#### Material provided

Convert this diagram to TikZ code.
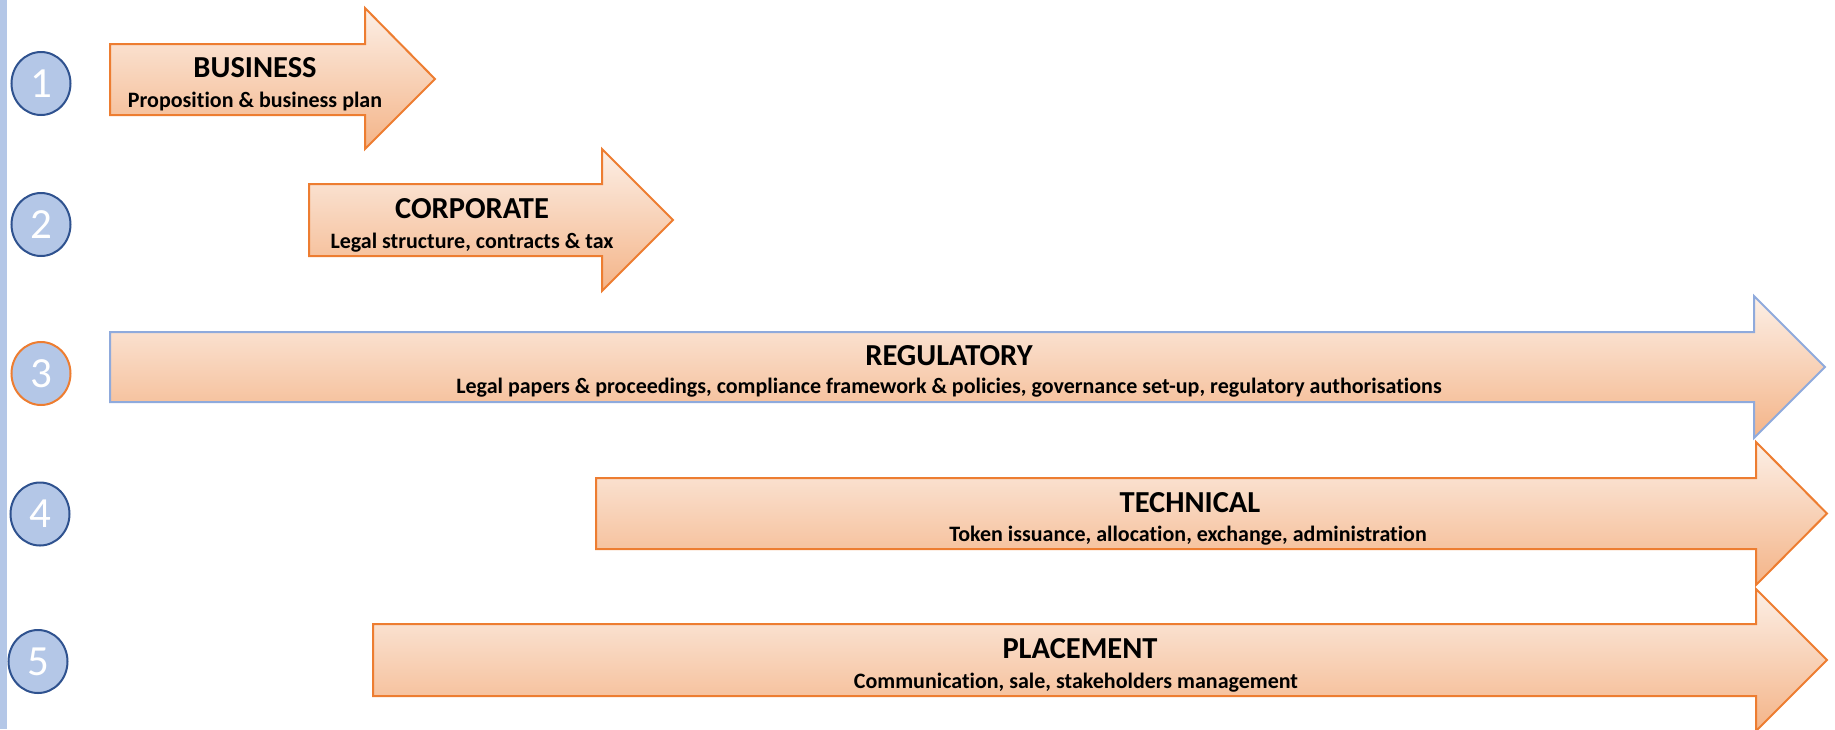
\documentclass[tikz,border=0pt]{standalone}
\usepackage{fontspec}
\setmainfont{Carlito}[RawFeature=-liga]
\usepackage{xcolor}
\usepackage{tikz}
\usetikzlibrary{shapes.geometric}
\definecolor{stageorange}{RGB}{237,125,49}
\definecolor{stageblue}{RGB}{143,170,220}
\definecolor{stagetop}{RGB}{252,239,230}
\definecolor{stagebottom}{RGB}{244,180,136}
\definecolor{numfill}{RGB}{180,199,231}
\definecolor{numline}{RGB}{47,82,143}
\tikzset{
 stage/.style={draw=stageorange,line width=2pt,line join=miter,
   top color=stagetop,bottom color=stagebottom},
 stage title/.style={anchor=base,inner sep=0pt,
   font=\bfseries\fontsize{30.5}{30.5}\selectfont},
 stage text/.style={anchor=base,inner sep=0pt,
   font=\bfseries\fontsize{22}{22}\selectfont},
 number/.style={ellipse,draw=numline,line width=2pt,fill=numfill,
   minimum width=59pt,minimum height=63pt,inner sep=0pt,text=white,
   font=\fontsize{43}{43}\selectfont}
 }
\begin{document}
\begin{tikzpicture}[x=1pt,y=-1pt]
      \useasboundingbox (0,0) rectangle (1835,729);
      \fill[numfill] (0,0) rectangle (7,729);
      % step numbers
      \node[number] (n1) at (41,83.5) {1};
      \node[number] (n2) at (41,224.5) {2};
      \node[number,draw=stageorange] (n3) at (41,373.5) {3};
      \node[number] (n4) at (40,514) {4};
      \node[number] (n5) at (38,661.5) {5};
      % stage arrows
      \draw[stage] (110,44) -- (365,44) -- (365,8) -- (435,79) -- (365,149) -- (365,115) -- (110,115) -- cycle;
      \draw[stage] (309,184) -- (602,184) -- (602,149) -- (673,220) -- (602,291) -- (602,256) -- (309,256) -- cycle;
      \draw[stage,draw=stageblue] (110,332) -- (1754,332) -- (1754,296) -- (1825,367) -- (1754,438) -- (1754,402) -- (110,402) -- cycle;
      \draw[stage] (596,478) -- (1756,478) -- (1756,442) -- (1827,513.5) -- (1756,585) -- (1756,549) -- (596,549) -- cycle;
      \draw[stage] (373,624) -- (1756,624) -- (1756,589) -- (1827,660) -- (1756,731) -- (1756,696) -- (373,696) -- cycle;
      % labels
      \node[stage title] (business) at (255,77) {BUSINESS};
      \node[stage text] (business text) at (255,107) {Proposition \& business plan};
      \node[stage title] (corporate) at (472,218) {CORPORATE};
      \node[stage text] (corporate text) at (472,248) {Legal structure, contracts \& tax};
      \node[stage title] (regulatory) at (949,365) {REGULATORY};
      \node[stage text] (regulatory text) at (949,393) {Legal papers \& proceedings, compliance framework \& policies, governance set-up, regulatory authorisations};
      \node[stage title] (technical) at (1190,512) {TECHNICAL};
      \node[stage text] (technical text) at (1188,541) {Token issuance, allocation, exchange, administration};
      \node[stage title] (placement) at (1080,658) {PLACEMENT};
      \node[stage text] (placement text) at (1076,688) {Communication, sale, stakeholders management};
\end{tikzpicture}
\end{document}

########

Task description
Transcribe the material exactly, leaving every picture out.

Answer to the exercise
Convert this diagram to TikZ code.
\documentclass[tikz,border=0pt]{standalone}
\usepackage{fontspec}
\setmainfont{Carlito}[RawFeature=-liga]
\usepackage{xcolor}
\usepackage{tikz}
\usetikzlibrary{shapes.geometric}
\definecolor{stageorange}{RGB}{237,125,49}
\definecolor{stageblue}{RGB}{143,170,220}
\definecolor{stagetop}{RGB}{252,239,230}
\definecolor{stagebottom}{RGB}{244,180,136}
\definecolor{numfill}{RGB}{180,199,231}
\definecolor{numline}{RGB}{47,82,143}
\tikzset{
 stage/.style={draw=stageorange,line width=2pt,line join=miter,
   top color=stagetop,bottom color=stagebottom},
 stage title/.style={anchor=base,inner sep=0pt,
   font=\bfseries\fontsize{30.5}{30.5}\selectfont},
 stage text/.style={anchor=base,inner sep=0pt,
   font=\bfseries\fontsize{22}{22}\selectfont},
 number/.style={ellipse,draw=numline,line width=2pt,fill=numfill,
   minimum width=59pt,minimum height=63pt,inner sep=0pt,text=white,
   font=\fontsize{43}{43}\selectfont}
 }
\begin{document}
\begin{tikzpicture}[x=1pt,y=-1pt]
      \useasboundingbox (0,0) rectangle (1835,729);
      \fill[numfill] (0,0) rectangle (7,729);
      % step numbers
      \node[number] (n1) at (41,83.5) {1};
      \node[number] (n2) at (41,224.5) {2};
      \node[number,draw=stageorange] (n3) at (41,373.5) {3};
      \node[number] (n4) at (40,514) {4};
      \node[number] (n5) at (38,661.5) {5};
      % stage arrows
      \draw[stage] (110,44) -- (365,44) -- (365,8) -- (435,79) -- (365,149) -- (365,115) -- (110,115) -- cycle;
      \draw[stage] (309,184) -- (602,184) -- (602,149) -- (673,220) -- (602,291) -- (602,256) -- (309,256) -- cycle;
      \draw[stage,draw=stageblue] (110,332) -- (1754,332) -- (1754,296) -- (1825,367) -- (1754,438) -- (1754,402) -- (110,402) -- cycle;
      \draw[stage] (596,478) -- (1756,478) -- (1756,442) -- (1827,513.5) -- (1756,585) -- (1756,549) -- (596,549) -- cycle;
      \draw[stage] (373,624) -- (1756,624) -- (1756,589) -- (1827,660) -- (1756,731) -- (1756,696) -- (373,696) -- cycle;
      % labels
      \node[stage title] (business) at (255,77) {BUSINESS};
      \node[stage text] (business text) at (255,107) {Proposition \& business plan};
      \node[stage title] (corporate) at (472,218) {CORPORATE};
      \node[stage text] (corporate text) at (472,248) {Legal structure, contracts \& tax};
      \node[stage title] (regulatory) at (949,365) {REGULATORY};
      \node[stage text] (regulatory text) at (949,393) {Legal papers \& proceedings, compliance framework \& policies, governance set-up, regulatory authorisations};
      \node[stage title] (technical) at (1190,512) {TECHNICAL};
      \node[stage text] (technical text) at (1188,541) {Token issuance, allocation, exchange, administration};
      \node[stage title] (placement) at (1080,658) {PLACEMENT};
      \node[stage text] (placement text) at (1076,688) {Communication, sale, stakeholders management};
\end{tikzpicture}
\end{document}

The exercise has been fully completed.